"Hail Mary": Trump's latest attempt to delay his hush money sentence "will likely fail," experts say
Donald Trump’s lawyers don’t necessarily believe, deep down in their hearts, that his New York felony conviction for fraudulently covering up hush payments to an adult film star is really a matter of official, presidential business — one that demands the federal courts intervene to uphold “the balanced power structure of our Republic.” But what they know is that making the argument could at least delay the former president’s sentencing in the case, currently scheduled for Sept. 18.
In a 64-page document filed with a U.S. district court Thursday evening, attorneys Todd Blanche and Emil Bove argue, not for the first time, that Judge Alvin K. Hellerstein should take over the case and bring a halt to the state proceedings, which if allowed to continue will “cause direct and irreparable harm to President Trump,” who they describe as “the leading candidate in the 2024 presidential election” (Vice President Kamala Harris presently enjoys a 3.4% lead in the national race, according to 538’s polling average).
As The New York Times noted, Hellerstein rejected a similar argument from Trump’s lawyers last year, made after Trump was indicted. “Hush money paid to an adult film star is not related to a president’s official acts,” he ruled. Now, though, Trump is armed with a ruling from the Supreme Court’s right-wing majority asserting that the former president enjoys presumptive immunity for “official acts”; his lawyers argue that means his 34 felony convictions should be thrown out because prosecutors presented evidence from meetings that took place just after Trump entered the White House.
“This is a Hail Mary by Trump’s team that will likely fail,” Renato Mariotti, a former federal prosecutor, said of the latest filing on social media. “Trump is just trying to push off the criminal sentencing.”
Again, the short-term aim with this filing is not to persuade, although that would certainly be welcome, but to postpone. Indeed, Blanche and Bove close their request for the court to take over the case by also asking it to confirm that New York Judge Juan Merchan “may not sentence President Trump during litigation over this removal [to federal court].”
Trump’s legal team is also asking Judge Merchan to delay the former president’s sentencing, which was originally scheduled for July, “until after the election” (Merchan will also rule on whether to set the verdict aside, in light of the immunity ruling, on Sept. 16). If Trump wins, the argument can then be that no state has the authority to imprison a sitting president.

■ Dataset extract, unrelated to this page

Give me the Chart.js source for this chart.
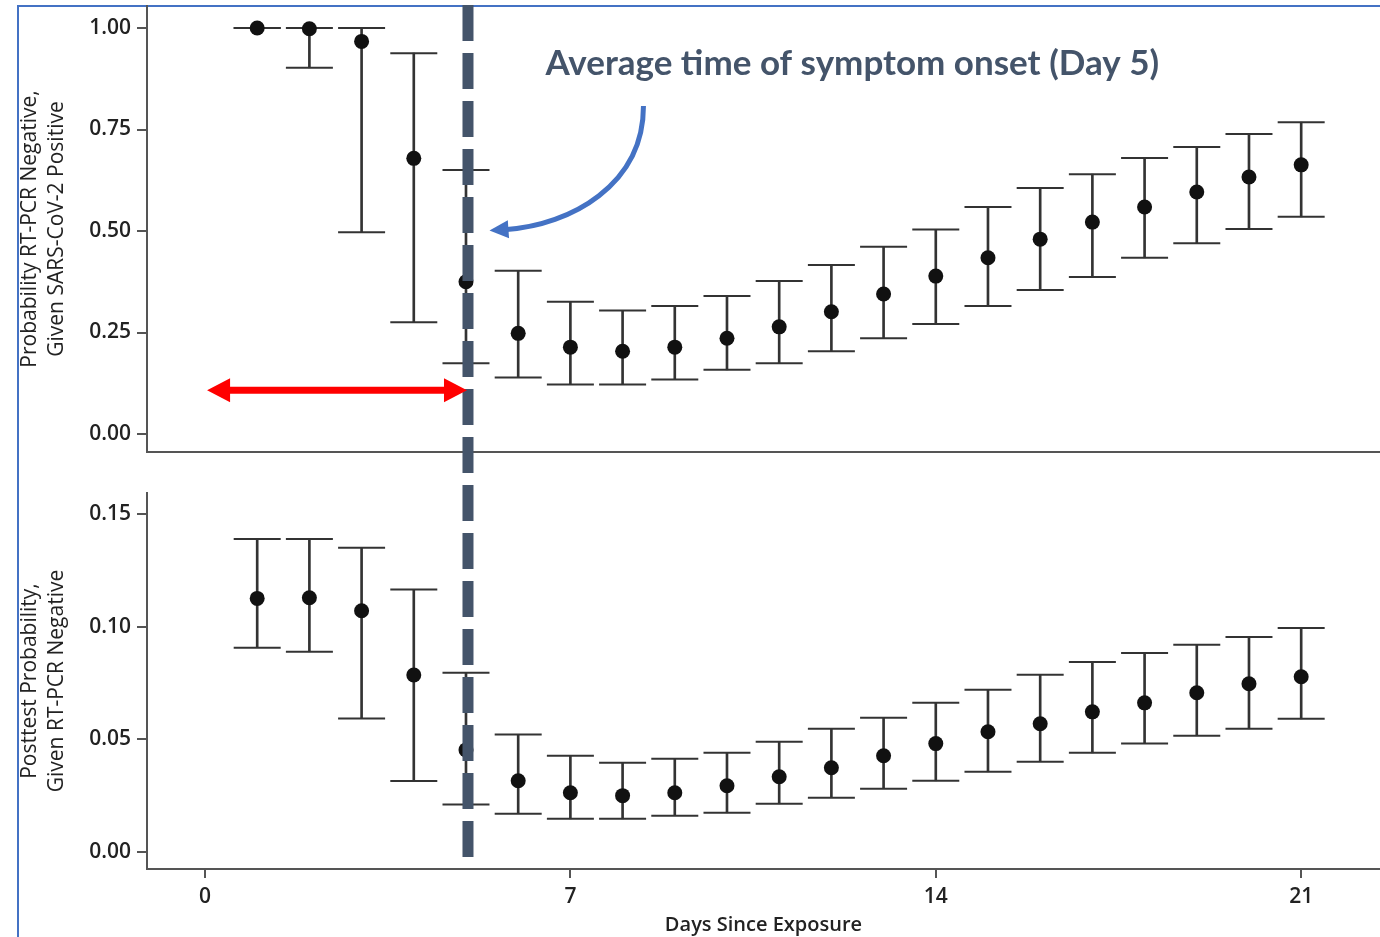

Lisa Rubin, a legal correspondent with MSNBC, noted that Trump’s latest filing “reads like a bid to prevent any sentencing hearing from going forward.” That assessment is based not as much on the content of the filing as the timing: just over two weeks before the sentencing hearing, but nearly two months after the Supreme Court immunity ruling that it cites.
According to Rubin, the filing could well be rejected without so much as a hearing because of a glaring omission within: it asks the court to suspend Trump’s sentencing while the argument is litigated, but fails to note the legal requirement for that to happen — that the Republican candidate’s lawyers must have first requested and obtained an order from a federal court granting them “permission to file [this] late notice.”
“My guess is that Hellerstein could reject [this] removal notice on that basis alone,” Rubin wrote.
As for the substance: “even if it was timely,” argued Joyce Vance, a former U.S. attorney who teaches law at the University of Alabama, it’s absurd to believe “a debt Trump incurred while campaigning becomes presidential business if he discussed it or tweeted about it once in the {White House].” That, she said, is “not how it works.”
Prior to July 2024, however, most legal experts also thought it unlikely that a president would, in the eyes of the Supreme Court, effectively stand above the law and be immune from criminal prosecution for nearly anything tangentially related to their “official” duties; that notion, after all, is nowhere to be found in a U.S. Constitution drafted by people who, for all their faults, were opposed to the idea of a monarch.
The Trump legal team may not convince Judge Hellerstein, but the ultimate arbiter of whether Trump can be sentenced and served up to four years in prison may well prove to be six conservative justices on the nation’s highest court.